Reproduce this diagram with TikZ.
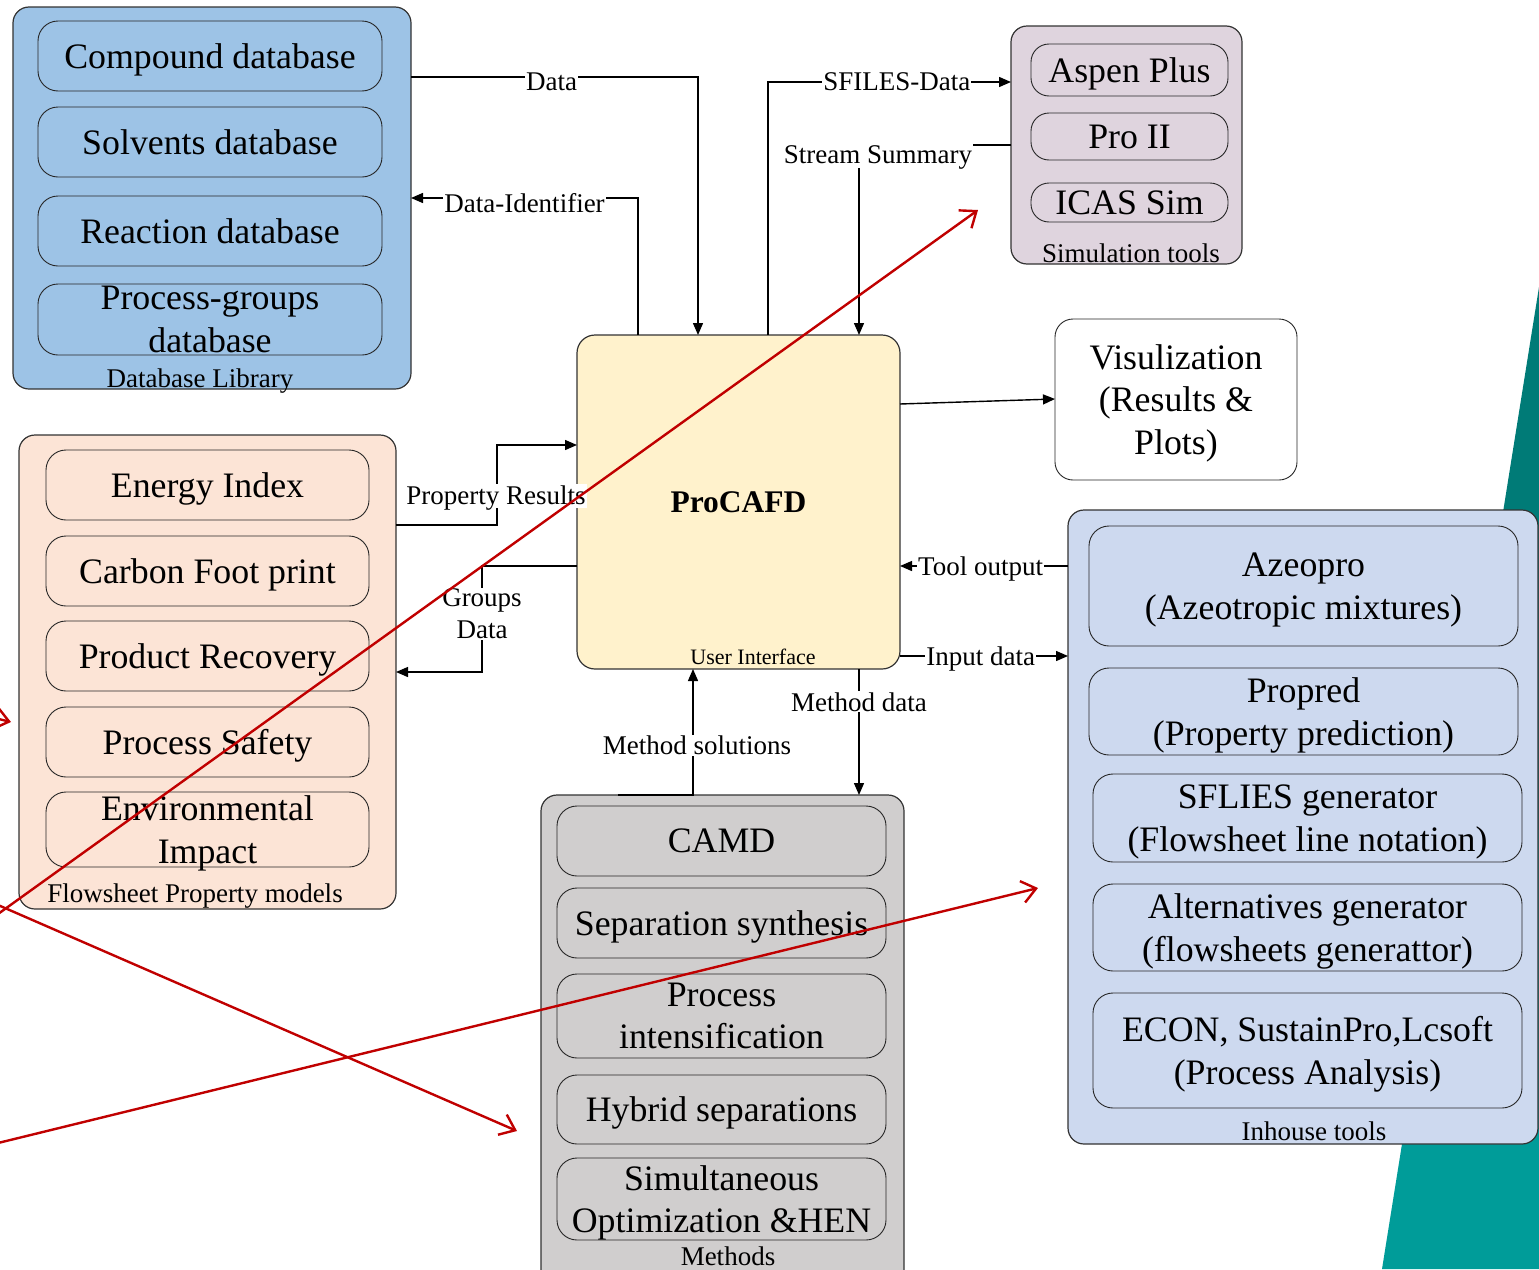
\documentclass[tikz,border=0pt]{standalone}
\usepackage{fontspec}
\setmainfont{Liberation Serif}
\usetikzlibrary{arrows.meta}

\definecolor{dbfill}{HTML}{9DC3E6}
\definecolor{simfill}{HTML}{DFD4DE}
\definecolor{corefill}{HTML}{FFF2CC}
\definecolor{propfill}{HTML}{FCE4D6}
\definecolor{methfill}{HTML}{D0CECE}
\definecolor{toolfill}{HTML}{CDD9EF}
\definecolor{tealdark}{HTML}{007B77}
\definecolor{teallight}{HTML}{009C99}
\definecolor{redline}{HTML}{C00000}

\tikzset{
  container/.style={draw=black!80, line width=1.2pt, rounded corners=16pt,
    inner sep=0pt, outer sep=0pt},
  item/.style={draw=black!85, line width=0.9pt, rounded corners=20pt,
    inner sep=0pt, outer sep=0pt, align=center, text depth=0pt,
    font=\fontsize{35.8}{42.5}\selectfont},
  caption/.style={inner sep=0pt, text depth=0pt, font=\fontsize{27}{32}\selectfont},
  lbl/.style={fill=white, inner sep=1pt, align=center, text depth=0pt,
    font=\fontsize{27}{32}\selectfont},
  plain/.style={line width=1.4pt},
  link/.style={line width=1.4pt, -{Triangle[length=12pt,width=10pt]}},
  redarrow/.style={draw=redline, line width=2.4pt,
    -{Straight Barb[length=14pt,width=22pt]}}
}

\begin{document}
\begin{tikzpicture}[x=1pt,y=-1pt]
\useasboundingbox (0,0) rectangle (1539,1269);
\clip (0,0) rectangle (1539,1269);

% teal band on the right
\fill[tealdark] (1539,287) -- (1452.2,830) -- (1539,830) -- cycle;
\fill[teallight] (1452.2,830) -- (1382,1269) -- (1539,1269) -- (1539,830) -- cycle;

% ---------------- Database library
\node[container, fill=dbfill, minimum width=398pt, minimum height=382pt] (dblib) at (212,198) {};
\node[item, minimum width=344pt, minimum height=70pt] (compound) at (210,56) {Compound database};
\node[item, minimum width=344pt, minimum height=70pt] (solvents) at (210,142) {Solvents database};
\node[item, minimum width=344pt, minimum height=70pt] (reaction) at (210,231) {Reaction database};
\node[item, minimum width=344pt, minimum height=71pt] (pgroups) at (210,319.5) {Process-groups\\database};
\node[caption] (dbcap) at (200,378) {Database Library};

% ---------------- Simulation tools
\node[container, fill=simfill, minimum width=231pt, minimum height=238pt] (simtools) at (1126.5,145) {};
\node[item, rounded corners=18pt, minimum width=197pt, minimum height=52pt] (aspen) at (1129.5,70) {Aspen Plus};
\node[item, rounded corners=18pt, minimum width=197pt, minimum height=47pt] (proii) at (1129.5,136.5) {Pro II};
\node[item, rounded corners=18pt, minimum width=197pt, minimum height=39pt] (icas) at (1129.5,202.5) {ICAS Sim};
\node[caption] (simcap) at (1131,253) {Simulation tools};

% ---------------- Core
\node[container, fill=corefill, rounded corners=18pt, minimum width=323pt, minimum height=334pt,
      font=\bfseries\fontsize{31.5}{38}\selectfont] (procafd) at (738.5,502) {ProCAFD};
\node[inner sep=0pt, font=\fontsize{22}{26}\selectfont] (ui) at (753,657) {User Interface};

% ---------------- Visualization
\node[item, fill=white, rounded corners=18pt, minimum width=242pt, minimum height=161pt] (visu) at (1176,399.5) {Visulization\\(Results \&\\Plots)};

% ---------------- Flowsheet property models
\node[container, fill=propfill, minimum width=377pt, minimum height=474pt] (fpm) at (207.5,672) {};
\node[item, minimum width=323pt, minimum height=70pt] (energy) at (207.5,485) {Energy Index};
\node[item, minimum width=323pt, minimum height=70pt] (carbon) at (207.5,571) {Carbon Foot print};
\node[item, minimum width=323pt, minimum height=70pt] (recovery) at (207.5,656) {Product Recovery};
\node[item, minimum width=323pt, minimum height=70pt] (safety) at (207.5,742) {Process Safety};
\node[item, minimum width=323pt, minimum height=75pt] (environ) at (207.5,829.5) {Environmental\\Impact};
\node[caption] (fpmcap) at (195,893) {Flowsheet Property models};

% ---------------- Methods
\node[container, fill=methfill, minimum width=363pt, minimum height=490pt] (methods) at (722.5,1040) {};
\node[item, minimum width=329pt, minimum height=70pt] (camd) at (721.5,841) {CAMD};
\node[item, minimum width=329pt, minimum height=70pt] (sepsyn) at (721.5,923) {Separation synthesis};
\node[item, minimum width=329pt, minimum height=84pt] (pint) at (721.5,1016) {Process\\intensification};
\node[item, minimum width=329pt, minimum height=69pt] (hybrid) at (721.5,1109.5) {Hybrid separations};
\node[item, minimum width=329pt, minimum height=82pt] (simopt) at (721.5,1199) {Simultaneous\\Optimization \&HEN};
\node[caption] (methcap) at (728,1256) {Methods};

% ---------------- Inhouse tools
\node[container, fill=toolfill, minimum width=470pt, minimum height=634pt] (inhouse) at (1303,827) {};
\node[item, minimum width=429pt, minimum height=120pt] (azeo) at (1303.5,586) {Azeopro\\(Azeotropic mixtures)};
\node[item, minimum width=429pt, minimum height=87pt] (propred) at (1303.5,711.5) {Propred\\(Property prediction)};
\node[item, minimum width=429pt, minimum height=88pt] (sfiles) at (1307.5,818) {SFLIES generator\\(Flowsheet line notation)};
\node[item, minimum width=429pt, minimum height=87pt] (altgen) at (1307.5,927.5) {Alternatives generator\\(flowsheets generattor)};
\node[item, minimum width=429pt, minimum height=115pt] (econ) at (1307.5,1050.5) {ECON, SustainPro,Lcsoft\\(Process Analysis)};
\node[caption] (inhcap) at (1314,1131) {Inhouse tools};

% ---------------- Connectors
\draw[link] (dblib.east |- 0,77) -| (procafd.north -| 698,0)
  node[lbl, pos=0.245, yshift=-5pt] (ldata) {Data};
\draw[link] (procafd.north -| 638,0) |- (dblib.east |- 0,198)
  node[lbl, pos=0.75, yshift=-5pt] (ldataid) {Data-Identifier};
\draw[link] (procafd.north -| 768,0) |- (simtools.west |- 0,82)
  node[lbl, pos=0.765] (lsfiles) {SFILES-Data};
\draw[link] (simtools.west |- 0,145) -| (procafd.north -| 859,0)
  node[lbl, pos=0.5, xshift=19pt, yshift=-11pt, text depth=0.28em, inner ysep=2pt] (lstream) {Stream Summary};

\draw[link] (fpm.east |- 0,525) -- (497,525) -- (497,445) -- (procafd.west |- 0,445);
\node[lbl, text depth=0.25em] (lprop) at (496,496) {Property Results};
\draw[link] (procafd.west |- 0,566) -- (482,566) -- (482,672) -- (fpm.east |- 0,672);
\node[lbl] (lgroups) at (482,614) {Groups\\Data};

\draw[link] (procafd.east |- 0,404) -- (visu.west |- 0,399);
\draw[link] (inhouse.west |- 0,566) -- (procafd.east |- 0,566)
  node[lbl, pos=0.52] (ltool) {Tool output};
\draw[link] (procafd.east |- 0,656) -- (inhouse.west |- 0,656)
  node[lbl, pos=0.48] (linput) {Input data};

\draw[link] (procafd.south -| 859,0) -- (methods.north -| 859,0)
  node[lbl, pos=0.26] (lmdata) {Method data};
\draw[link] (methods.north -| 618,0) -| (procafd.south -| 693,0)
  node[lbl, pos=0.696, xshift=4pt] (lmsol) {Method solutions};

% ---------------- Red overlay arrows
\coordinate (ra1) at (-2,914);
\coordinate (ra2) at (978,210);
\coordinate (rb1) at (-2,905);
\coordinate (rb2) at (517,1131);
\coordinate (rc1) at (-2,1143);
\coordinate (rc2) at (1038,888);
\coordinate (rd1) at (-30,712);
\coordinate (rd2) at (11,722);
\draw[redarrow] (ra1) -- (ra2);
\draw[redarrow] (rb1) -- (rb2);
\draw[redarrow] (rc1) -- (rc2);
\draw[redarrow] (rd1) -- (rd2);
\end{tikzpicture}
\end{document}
* * * * *
## Work to be completed
Copy nothing but the lines from the top of the material through the line holding "(1539,1269) -- (1539,830) -- cycle;", exactly as written; omit pictures.

## Reply to the exercise
Reproduce this diagram with TikZ.
\documentclass[tikz,border=0pt]{standalone}
\usepackage{fontspec}
\setmainfont{Liberation Serif}
\usetikzlibrary{arrows.meta}

\definecolor{dbfill}{HTML}{9DC3E6}
\definecolor{simfill}{HTML}{DFD4DE}
\definecolor{corefill}{HTML}{FFF2CC}
\definecolor{propfill}{HTML}{FCE4D6}
\definecolor{methfill}{HTML}{D0CECE}
\definecolor{toolfill}{HTML}{CDD9EF}
\definecolor{tealdark}{HTML}{007B77}
\definecolor{teallight}{HTML}{009C99}
\definecolor{redline}{HTML}{C00000}

\tikzset{
  container/.style={draw=black!80, line width=1.2pt, rounded corners=16pt,
    inner sep=0pt, outer sep=0pt},
  item/.style={draw=black!85, line width=0.9pt, rounded corners=20pt,
    inner sep=0pt, outer sep=0pt, align=center, text depth=0pt,
    font=\fontsize{35.8}{42.5}\selectfont},
  caption/.style={inner sep=0pt, text depth=0pt, font=\fontsize{27}{32}\selectfont},
  lbl/.style={fill=white, inner sep=1pt, align=center, text depth=0pt,
    font=\fontsize{27}{32}\selectfont},
  plain/.style={line width=1.4pt},
  link/.style={line width=1.4pt, -{Triangle[length=12pt,width=10pt]}},
  redarrow/.style={draw=redline, line width=2.4pt,
    -{Straight Barb[length=14pt,width=22pt]}}
}

\begin{document}
\begin{tikzpicture}[x=1pt,y=-1pt]
\useasboundingbox (0,0) rectangle (1539,1269);
\clip (0,0) rectangle (1539,1269);

% teal band on the right
\fill[tealdark] (1539,287) -- (1452.2,830) -- (1539,830) -- cycle;
\fill[teallight] (1452.2,830) -- (1382,1269) -- (1539,1269) -- (1539,830) -- cycle;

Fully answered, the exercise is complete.